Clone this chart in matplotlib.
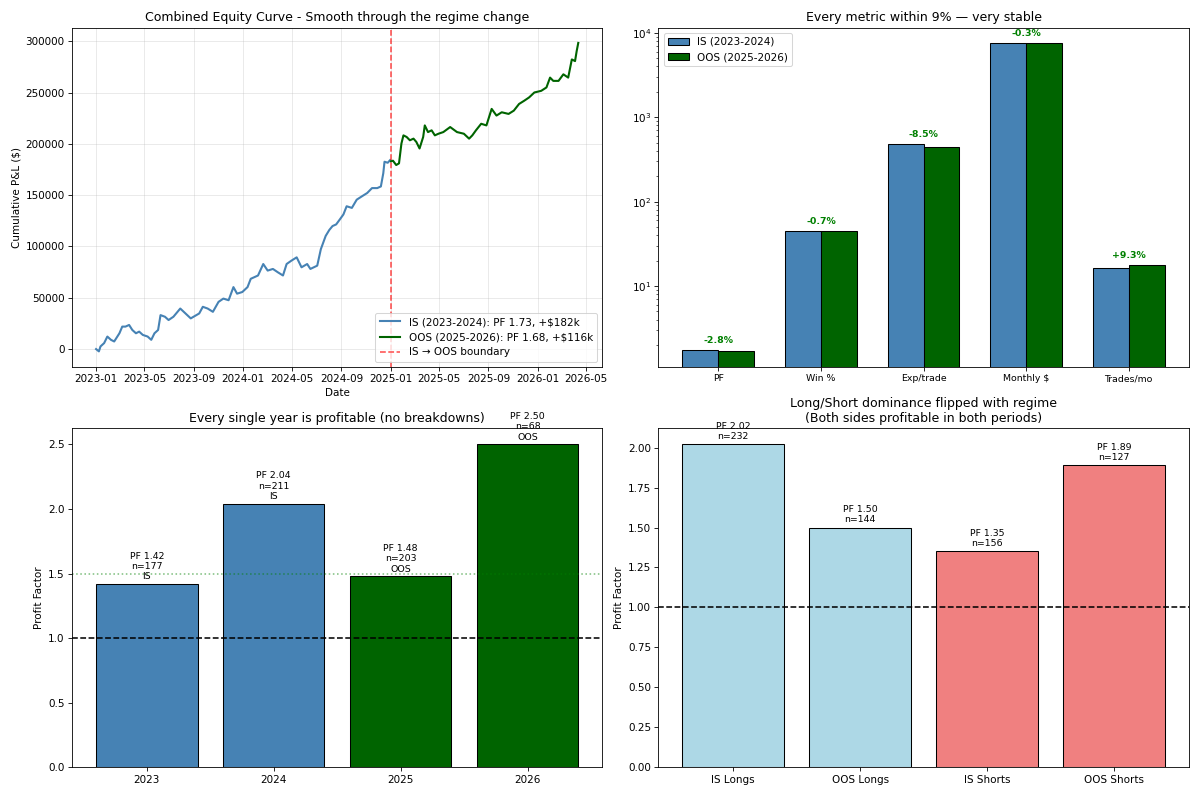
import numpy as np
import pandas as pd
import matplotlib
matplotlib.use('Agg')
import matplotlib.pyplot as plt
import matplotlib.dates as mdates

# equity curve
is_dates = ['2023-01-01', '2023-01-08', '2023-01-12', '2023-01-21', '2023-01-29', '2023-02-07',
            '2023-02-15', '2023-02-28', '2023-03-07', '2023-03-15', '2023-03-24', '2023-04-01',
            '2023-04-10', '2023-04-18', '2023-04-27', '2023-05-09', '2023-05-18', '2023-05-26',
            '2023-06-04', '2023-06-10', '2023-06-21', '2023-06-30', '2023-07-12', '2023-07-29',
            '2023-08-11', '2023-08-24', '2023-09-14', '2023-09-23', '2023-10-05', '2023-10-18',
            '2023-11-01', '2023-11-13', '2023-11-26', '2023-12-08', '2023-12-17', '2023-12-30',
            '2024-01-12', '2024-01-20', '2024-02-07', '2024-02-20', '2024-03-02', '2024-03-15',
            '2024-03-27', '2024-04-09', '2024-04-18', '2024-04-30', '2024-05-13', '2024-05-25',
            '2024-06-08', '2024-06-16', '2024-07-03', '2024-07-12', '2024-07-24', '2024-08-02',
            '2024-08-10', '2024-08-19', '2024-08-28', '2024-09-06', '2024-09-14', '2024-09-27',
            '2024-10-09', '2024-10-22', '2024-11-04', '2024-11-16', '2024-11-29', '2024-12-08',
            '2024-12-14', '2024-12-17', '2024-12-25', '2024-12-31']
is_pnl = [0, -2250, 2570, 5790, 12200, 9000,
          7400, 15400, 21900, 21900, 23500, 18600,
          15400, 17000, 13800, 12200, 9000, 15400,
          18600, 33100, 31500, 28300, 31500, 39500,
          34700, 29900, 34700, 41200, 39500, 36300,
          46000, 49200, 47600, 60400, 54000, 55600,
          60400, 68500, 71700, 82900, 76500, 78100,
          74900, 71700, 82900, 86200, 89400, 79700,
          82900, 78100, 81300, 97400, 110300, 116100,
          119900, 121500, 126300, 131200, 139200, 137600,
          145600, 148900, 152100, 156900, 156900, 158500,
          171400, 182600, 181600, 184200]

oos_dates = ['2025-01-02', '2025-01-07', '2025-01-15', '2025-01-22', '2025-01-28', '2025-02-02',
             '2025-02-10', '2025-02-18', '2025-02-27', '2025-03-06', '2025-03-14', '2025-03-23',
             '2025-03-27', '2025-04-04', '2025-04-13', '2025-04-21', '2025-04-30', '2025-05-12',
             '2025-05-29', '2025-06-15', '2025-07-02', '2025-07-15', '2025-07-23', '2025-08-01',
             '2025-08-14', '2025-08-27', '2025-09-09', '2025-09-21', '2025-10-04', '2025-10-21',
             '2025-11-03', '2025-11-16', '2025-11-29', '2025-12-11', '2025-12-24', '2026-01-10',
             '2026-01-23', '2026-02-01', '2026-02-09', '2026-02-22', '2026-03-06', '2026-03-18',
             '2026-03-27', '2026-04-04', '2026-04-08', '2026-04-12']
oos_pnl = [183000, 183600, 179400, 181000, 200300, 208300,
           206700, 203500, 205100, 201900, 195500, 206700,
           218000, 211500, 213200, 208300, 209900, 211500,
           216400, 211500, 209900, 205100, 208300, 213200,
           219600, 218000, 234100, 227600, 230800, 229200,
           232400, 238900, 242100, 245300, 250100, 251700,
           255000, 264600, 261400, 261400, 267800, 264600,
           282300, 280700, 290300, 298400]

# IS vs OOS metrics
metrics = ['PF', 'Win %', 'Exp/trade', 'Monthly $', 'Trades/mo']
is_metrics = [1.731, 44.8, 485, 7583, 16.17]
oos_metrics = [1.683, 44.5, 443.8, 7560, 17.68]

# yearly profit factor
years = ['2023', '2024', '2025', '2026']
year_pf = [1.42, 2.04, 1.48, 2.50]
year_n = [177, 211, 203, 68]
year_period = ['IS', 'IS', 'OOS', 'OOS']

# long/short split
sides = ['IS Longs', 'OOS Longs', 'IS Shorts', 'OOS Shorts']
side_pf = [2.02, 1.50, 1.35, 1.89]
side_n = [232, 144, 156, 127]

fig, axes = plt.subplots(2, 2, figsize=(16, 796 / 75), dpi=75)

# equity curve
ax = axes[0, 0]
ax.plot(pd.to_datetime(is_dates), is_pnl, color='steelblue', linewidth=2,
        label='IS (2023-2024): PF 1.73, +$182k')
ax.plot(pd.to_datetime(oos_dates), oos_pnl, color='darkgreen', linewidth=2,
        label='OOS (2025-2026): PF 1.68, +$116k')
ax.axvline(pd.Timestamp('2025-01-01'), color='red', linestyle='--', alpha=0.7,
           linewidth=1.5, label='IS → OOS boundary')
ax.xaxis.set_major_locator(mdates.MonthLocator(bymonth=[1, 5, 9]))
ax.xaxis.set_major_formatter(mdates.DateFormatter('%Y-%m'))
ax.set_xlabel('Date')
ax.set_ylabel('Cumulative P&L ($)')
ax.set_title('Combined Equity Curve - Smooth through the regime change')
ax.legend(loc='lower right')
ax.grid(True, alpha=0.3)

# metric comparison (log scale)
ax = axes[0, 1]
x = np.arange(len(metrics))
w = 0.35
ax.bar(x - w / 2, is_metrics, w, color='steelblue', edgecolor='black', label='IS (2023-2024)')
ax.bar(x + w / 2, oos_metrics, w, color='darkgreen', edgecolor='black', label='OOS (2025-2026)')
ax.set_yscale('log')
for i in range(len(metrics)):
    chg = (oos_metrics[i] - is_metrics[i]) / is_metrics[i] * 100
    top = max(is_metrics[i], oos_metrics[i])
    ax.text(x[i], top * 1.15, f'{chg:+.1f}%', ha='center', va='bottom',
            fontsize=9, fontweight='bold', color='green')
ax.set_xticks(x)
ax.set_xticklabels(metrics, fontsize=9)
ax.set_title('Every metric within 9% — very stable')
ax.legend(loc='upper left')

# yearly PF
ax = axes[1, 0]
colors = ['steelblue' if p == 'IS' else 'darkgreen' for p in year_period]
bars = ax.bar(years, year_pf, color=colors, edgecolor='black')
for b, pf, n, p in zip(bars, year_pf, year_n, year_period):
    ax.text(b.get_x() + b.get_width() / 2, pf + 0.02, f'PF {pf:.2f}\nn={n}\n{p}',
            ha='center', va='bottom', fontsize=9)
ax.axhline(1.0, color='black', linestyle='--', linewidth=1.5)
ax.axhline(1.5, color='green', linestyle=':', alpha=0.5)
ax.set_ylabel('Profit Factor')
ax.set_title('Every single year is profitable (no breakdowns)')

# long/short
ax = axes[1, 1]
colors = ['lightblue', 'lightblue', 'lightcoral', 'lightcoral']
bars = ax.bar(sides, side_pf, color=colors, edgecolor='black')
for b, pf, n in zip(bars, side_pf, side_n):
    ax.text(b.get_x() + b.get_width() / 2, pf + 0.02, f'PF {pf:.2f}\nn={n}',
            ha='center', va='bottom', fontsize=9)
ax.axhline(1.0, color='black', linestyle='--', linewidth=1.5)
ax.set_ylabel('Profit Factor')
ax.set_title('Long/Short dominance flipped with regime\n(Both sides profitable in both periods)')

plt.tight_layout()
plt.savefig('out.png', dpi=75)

**What is needed:**
Write out an exact copy of the listing, first line through the line containing "import matplotlib.dates as mdates", with the pictures left out.

**Exercise result:**
Clone this chart in matplotlib.
import numpy as np
import pandas as pd
import matplotlib
matplotlib.use('Agg')
import matplotlib.pyplot as plt
import matplotlib.dates as mdates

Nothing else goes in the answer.